(Work instructions): Line by line, repeat the data below exactly, beginning at the first line and ending at the line with "import pandas as pd". Omit pictures.

□ □ □

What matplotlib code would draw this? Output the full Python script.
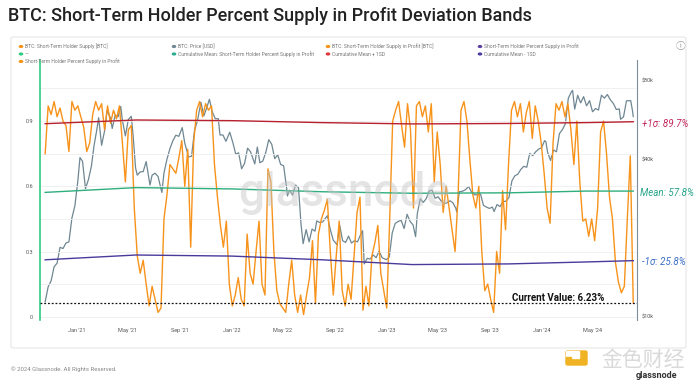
import matplotlib
matplotlib.use("Agg")
import matplotlib.pyplot as plt
from matplotlib.patches import FancyBboxPatch, Rectangle, Circle
import pandas as pd

# ---------------- data ----------------
sth_start = "2020-10-18"
sth_pct = [
    .75, .97, .93, .99, .92, .96, .90, .88, .76, .99, .95, .97, .92, .87, .76, .80, .93, .99, .95, .98,
    .86, .97, .89, .95, .91, .97, .80, .62, .86, .88, .50, .28, .20, .26, .15, .05, .14, .08, .02, .04,
    .45, .56, .70, .68, .66, .73, .81, .60, .77, .32, .80, .95, .99, .92, .98, .95, .97, .70, .55, .42,
    .32, .44, .15, .05, .10, .18, .08, .05, .38, .20, .15, .30, .44, .15, .10, .68, .62, .30, .12, .06,
    .04, .02, .15, .26, .10, .02, .10, .01, .10, .18, .35, .06, .38, .45, .49, .54, .30, .10, .28, .44,
    .12, .05, .15, .08, .28, .48, .55, .03, .14, .05, .28, .34, .42, .20, .12, .04, .45, .90, .95, .99,
    .88, .78, .98, .86, .50, .97, .99, .92, .97, .85, .98, .62, .85, .70, .48, .60, .50, .40, .30, .55,
    .95, .99, .90, .72, .56, .50, .60, .30, .12, .15, .08, .02, .30, .20, .58, .40, .70, .95, .99, .92,
    .98, .85, .94, .99, .82, .97, .90, .80, .66, .50, .43, .80, .98, .95, .99, .92, .98, .86, .70, .90,
    .62, .44, .45, .37, .45, .35, .50, .85, .90, .75, .55, .45, .25, .16, .11, .14, .45, .74, .0623,
]

price_dates = [
    "2020-10-18", "2020-10-25", "2020-11-01", "2020-11-08", "2020-11-15", "2020-11-22", "2020-11-29",
    "2020-12-06", "2020-12-13", "2020-12-20", "2020-12-27", "2021-01-03", "2021-01-08", "2021-01-14",
    "2021-01-21", "2021-01-28", "2021-02-04", "2021-02-10", "2021-02-17", "2021-02-21", "2021-02-28",
    "2021-03-07", "2021-03-13", "2021-03-21", "2021-03-25", "2021-04-01", "2021-04-08", "2021-04-14",
    "2021-04-18", "2021-04-25", "2021-05-02", "2021-05-09", "2021-05-13", "2021-05-19", "2021-05-23",
    "2021-05-30", "2021-06-06", "2021-06-13", "2021-06-22", "2021-06-27", "2021-07-04", "2021-07-11",
    "2021-07-20", "2021-07-25", "2021-08-01", "2021-08-08", "2021-08-15", "2021-08-22", "2021-08-29",
    "2021-09-06", "2021-09-12", "2021-09-21", "2021-09-28", "2021-10-05", "2021-10-12", "2021-10-20",
    "2021-10-27", "2021-11-03", "2021-11-09", "2021-11-16", "2021-11-23", "2021-11-30", "2021-12-04",
    "2021-12-11", "2021-12-18", "2021-12-27", "2022-01-03", "2022-01-10", "2022-01-17", "2022-01-24",
    "2022-01-31", "2022-02-07", "2022-02-14", "2022-02-24", "2022-03-02", "2022-03-08", "2022-03-15",
    "2022-03-22", "2022-03-29", "2022-04-05", "2022-04-12", "2022-04-19", "2022-04-26", "2022-05-03",
    "2022-05-10", "2022-05-12", "2022-05-17", "2022-05-24", "2022-05-31", "2022-06-07", "2022-06-13",
    "2022-06-18", "2022-06-25", "2022-07-02", "2022-07-09", "2022-07-16", "2022-07-20", "2022-07-27",
    "2022-08-03", "2022-08-14", "2022-08-21", "2022-08-28", "2022-09-06", "2022-09-12", "2022-09-19",
    "2022-09-26", "2022-10-03", "2022-10-10", "2022-10-17", "2022-10-24", "2022-10-31", "2022-11-05",
    "2022-11-09", "2022-11-16", "2022-11-23", "2022-11-30", "2022-12-07", "2022-12-14", "2022-12-21",
    "2022-12-31", "2023-01-07", "2023-01-14", "2023-01-21", "2023-01-28", "2023-02-04", "2023-02-11",
    "2023-02-18", "2023-02-25", "2023-03-04", "2023-03-10", "2023-03-14", "2023-03-21", "2023-03-28",
    "2023-04-04", "2023-04-11", "2023-04-18", "2023-04-25", "2023-05-02", "2023-05-09", "2023-05-16",
    "2023-05-23", "2023-05-30", "2023-06-06", "2023-06-13", "2023-06-15", "2023-06-21", "2023-06-28",
    "2023-07-05", "2023-07-13", "2023-07-20", "2023-07-27", "2023-08-03", "2023-08-10", "2023-08-17",
    "2023-08-24", "2023-08-31", "2023-09-07", "2023-09-11", "2023-09-18", "2023-09-25", "2023-10-02",
    "2023-10-09", "2023-10-16", "2023-10-23", "2023-10-30", "2023-11-06", "2023-11-13", "2023-11-20",
    "2023-11-27", "2023-12-04", "2023-12-11", "2023-12-18", "2023-12-25", "2024-01-01", "2024-01-08",
    "2024-01-11", "2024-01-15", "2024-01-22", "2024-01-29", "2024-02-05", "2024-02-12", "2024-02-19",
    "2024-02-26", "2024-03-04", "2024-03-11", "2024-03-14", "2024-03-19", "2024-03-26", "2024-04-02",
    "2024-04-09", "2024-04-16", "2024-04-23", "2024-04-30", "2024-05-07", "2024-05-14", "2024-05-21",
    "2024-05-28", "2024-06-04", "2024-06-11", "2024-06-18", "2024-06-25", "2024-07-02", "2024-07-05",
    "2024-07-12", "2024-07-19", "2024-07-29", "2024-08-02", "2024-08-04",
]
price_usd = [
    11400, 13000, 13700, 15500, 16000, 18400, 18200, 19100, 19300, 23800, 26500, 33000, 40500, 39200,
    30800, 33400, 37600, 44800, 52100, 57500, 45100, 51200, 61200, 57400, 52300, 58800, 58000, 63500,
    56200, 49000, 56600, 58200, 49700, 37000, 34700, 35700, 35800, 39100, 31800, 34700, 35300, 34300,
    29800, 35400, 39900, 43800, 47000, 49300, 48800, 52700, 46000, 40700, 41000, 51500, 56000, 65900,
    58400, 62900, 67600, 60400, 57000, 57000, 49400, 49400, 46700, 50600, 46400, 41800, 42200, 36700,
    38500, 44000, 42600, 38300, 44400, 38700, 39300, 42400, 47400, 45500, 40100, 41500, 38100, 37700,
    31000, 28900, 30400, 29100, 31800, 31100, 22500, 19000, 21500, 19300, 21600, 21200, 23200, 22900,
    23000, 24300, 21500, 19600, 18800, 22400, 19500, 19200, 20300, 19100, 19500, 19300, 20500, 21300,
    15900, 16700, 16600, 17200, 16800, 17800, 16800, 16500, 16900, 20900, 22700, 23100, 23300, 21700,
    24600, 23100, 22400, 20200, 24700, 28200, 27300, 28200, 30200, 30400, 28300, 28700, 27700, 27000,
    27200, 27700, 27200, 25900, 25100, 30000, 30100, 30500, 31400, 29900, 29200, 29200, 29400, 26600,
    26200, 25900, 26200, 25200, 26800, 26300, 27500, 27600, 28500, 33000, 34500, 35000, 36500, 37500,
    37200, 42000, 41200, 42600, 43600, 44200, 47000, 46600, 42500, 39500, 43300, 42600, 50000, 51800,
    54500, 68300, 72100, 73100, 62000, 70000, 65500, 69200, 63800, 66800, 60600, 62300, 61500, 70100,
    68300, 70500, 67300, 65200, 61800, 62100, 56700, 57900, 66700, 66800, 61400, 58100,
]

band_dates = ["2020-10-18", "2021-05-20", "2022-01-01", "2022-08-01", "2023-03-01",
              "2023-10-15", "2024-04-15", "2024-08-04"]
band_plus = [0.888, 0.905, 0.902, 0.893, 0.887, 0.889, 0.893, 0.897]
band_mean = [0.572, 0.594, 0.588, 0.575, 0.568, 0.570, 0.578, 0.578]
band_minus = [0.262, 0.284, 0.279, 0.262, 0.240, 0.243, 0.252, 0.258]
current_value = 0.0623

x_ticks = ["2021-01-01", "2021-05-01", "2021-09-01", "2022-01-01", "2022-05-01", "2022-09-01",
           "2023-01-01", "2023-05-01", "2023-09-01", "2024-01-01", "2024-05-01"]
x_tick_labels = ["Jan '21", "May '21", "Sep '21", "Jan '22", "May '22", "Sep '22",
                 "Jan '23", "May '23", "Sep '23", "Jan '24", "May '24"]

# ---------------- figure ----------------
W, H = 700, 386
fig = plt.figure(figsize=(W / 100, H / 100), dpi=100)
plt.rcParams['font.family'] = ['Roboto', 'DejaVu Sans']

def fx(px):
    return px / W

def fy(py):
    return 1 - py / H

# outer border
fig.patches.append(FancyBboxPatch((fx(11), fy(348)), fx(686) - fx(11), fy(37) - fy(348),
                                  boxstyle="round,pad=0,rounding_size=0.004",
                                  transform=fig.transFigure, fill=False,
                                  edgecolor="#e6e6e6", linewidth=0.8))

fig.text(fx(8), fy(16), "BTC: Short-Term Holder Percent Supply in Profit Deviation Bands",
         fontsize=13, fontweight="medium", color="#222222", va="center", ha="left")

ax_l, ax_r, ax_t, ax_b = 40, 637, 60, 320
ax = fig.add_axes([fx(ax_l), fy(ax_b), fx(ax_r) - fx(ax_l), fy(ax_t) - fy(ax_b)])
ax2 = ax.twinx()
ax.set_zorder(ax2.get_zorder() + 1)
ax.patch.set_visible(False)

sth_dates = pd.date_range(sth_start, periods=len(sth_pct), freq="7D")
pdates = pd.to_datetime(price_dates)
bdates = pd.to_datetime(band_dates)

ax2.plot(pdates, price_usd, color="#6f8792", lw=0.9)
ax2.set_yscale("log")
ax2.set_ylim(9710, 95500)
ax2.set_yticks([10000, 40000, 80000])
ax2.set_yticklabels(["$10k", "$40k", "$80k"])
ax2.yaxis.set_minor_locator(matplotlib.ticker.NullLocator())
ax2.tick_params(axis="y", length=0, labelsize=4, labelcolor="#555555", pad=3)

ax.plot(sth_dates, sth_pct, color="#f7931a", lw=1.0, zorder=3)
ax.plot(bdates, band_plus, color="#b8202e", lw=1.0, zorder=4)
ax.plot(bdates, band_mean, color="#2fae7e", lw=1.0, zorder=4)
ax.plot(bdates, band_minus, color="#4a3a9c", lw=1.0, zorder=4)
ax.axhline(current_value, color="#111111", lw=0.9, ls=(0, (1.5, 1.5)), zorder=5)

ax.set_ylim(-0.015, 1.181)
xmin = pd.Timestamp("2021-01-01") + pd.Timedelta(days=(ax_l - 77) / 0.4243)
xmax = pd.Timestamp("2021-01-01") + pd.Timedelta(days=(ax_r - 77) / 0.4243)
ax.set_xlim(xmin, xmax)

ax.set_yticks([0, 0.3, 0.6, 0.9])
ax.set_yticklabels(["0", "0.3", "0.6", "0.9"])
ax.set_yticks([0.15, 0.45, 0.75, 1.05], minor=True)
ax.grid(True, which="both", axis="y", color="#eeeeee", lw=0.6, zorder=0)
ax.tick_params(axis="y", which="both", length=0, labelsize=4, labelcolor="#555555", pad=5)

ax.set_xticks(pd.to_datetime(x_ticks))
ax.set_xticklabels(x_tick_labels)
ax.tick_params(axis="x", length=0, labelsize=4, labelcolor="#555555", pad=6)

for a in (ax, ax2):
    for s in ("top", "bottom", "left", "right"):
        a.spines[s].set_visible(False)
ax.spines["left"].set_visible(True)
ax.spines["left"].set_color("#2ecc80")
ax.spines["left"].set_linewidth(1.2)
ax2.spines["right"].set_visible(True)
ax2.spines["right"].set_color("#7d8e98")
ax2.spines["right"].set_linewidth(0.8)

# watermark
ax.text(0.51, 0.49, "glassnode", transform=ax.transAxes, fontsize=33, color="#c4c4c4",
        alpha=0.45, ha="center", va="center", fontweight="medium", zorder=6)

# current value
fig.text(fx(512), fy(298), "Current Value: 6.23%", fontsize=7, fontweight="bold",
         color="#111111", ha="left", va="center", zorder=10)

# band labels
fig.text(fx(642), fy(124), "+1σ: 89.7%", fontsize=7, style="italic", color="#c4285a",
         ha="left", va="center")
fig.text(fx(640), fy(193), "Mean: 57.8%", fontsize=7, style="italic", color="#27a58a",
         ha="left", va="center")
fig.text(fx(642), fy(262), "-1σ: 25.8%", fontsize=7, style="italic", color="#3b6fc9",
         ha="left", va="center")

# legend
legend_items = [
    ("BTC: Short-Term Holder Supply [BTC]", "#f7931a", 21, 46.5),
    ("BTC: Price [USD]", "#6f8792", 174, 46.5),
    ("BTC: Short-Term Holder Supply in Profit [BTC]", "#f7931a", 328, 46.5),
    ("Short-Term Holder Percent Supply in Profit", "#5b3fa0", 480, 46.5),
    ("—", "#2ecc80", 21, 54),
    ("Cumulative Mean: Short-Term Holder Percent Supply in Profit", "#27ae8f", 174, 54),
    ("Cumulative Mean + 1SD", "#e0353c", 328, 54),
    ("Cumulative Mean - 1SD", "#4a3a9c", 480, 54),
    ("Short-Term Holder Percent Supply in Profit", "#f7931a", 21, 61.5),
]
for label, col, lx, ly in legend_items:
    fig.patches.append(Circle((fx(lx), fy(ly)), radius=1.6 / W,
                              transform=fig.transFigure, color=col))
    fig.text(fx(lx + 4), fy(ly), label, fontsize=3.6, color="#777777", ha="left", va="center")
fig.text(fx(681), fy(46), "ⓘ", fontsize=7, color="#999999", ha="center", va="center",
         family=["Noto Sans CJK SC", "DejaVu Sans"])

# footer
fig.text(fx(11), fy(369), "© 2024 Glassnode. All Rights Reserved.", fontsize=4.3,
         color="#888888", ha="left", va="center")
fig.patches.append(FancyBboxPatch((fx(566), fy(365)), fx(21), fy(0) - fy(14),
                                  boxstyle="round,pad=0,rounding_size=0.003",
                                  transform=fig.transFigure, color="#f0b323"))
fig.patches.append(Rectangle((fx(566), fy(358)), fx(13), fy(0) - fy(7),
                             transform=fig.transFigure, color="white"))
fig.patches.append(Rectangle((fx(566), fy(361)), fx(5), fy(0) - fy(4),
                             transform=fig.transFigure, color="#f0b323"))
fig.text(fx(643), fy(360), "金色财经", fontsize=15, color="#d9d9d9", ha="center", va="center",
         family=["Noto Sans CJK SC"])
fig.text(fx(657), fy(376), "glassnode", fontsize=6.5, color="#333333", ha="center",
         va="center", fontweight="bold")

fig.savefig("out.png", dpi=100)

□ □ □

(Full response):
What matplotlib code would draw this? Output the full Python script.
import matplotlib
matplotlib.use("Agg")
import matplotlib.pyplot as plt
from matplotlib.patches import FancyBboxPatch, Rectangle, Circle
import pandas as pd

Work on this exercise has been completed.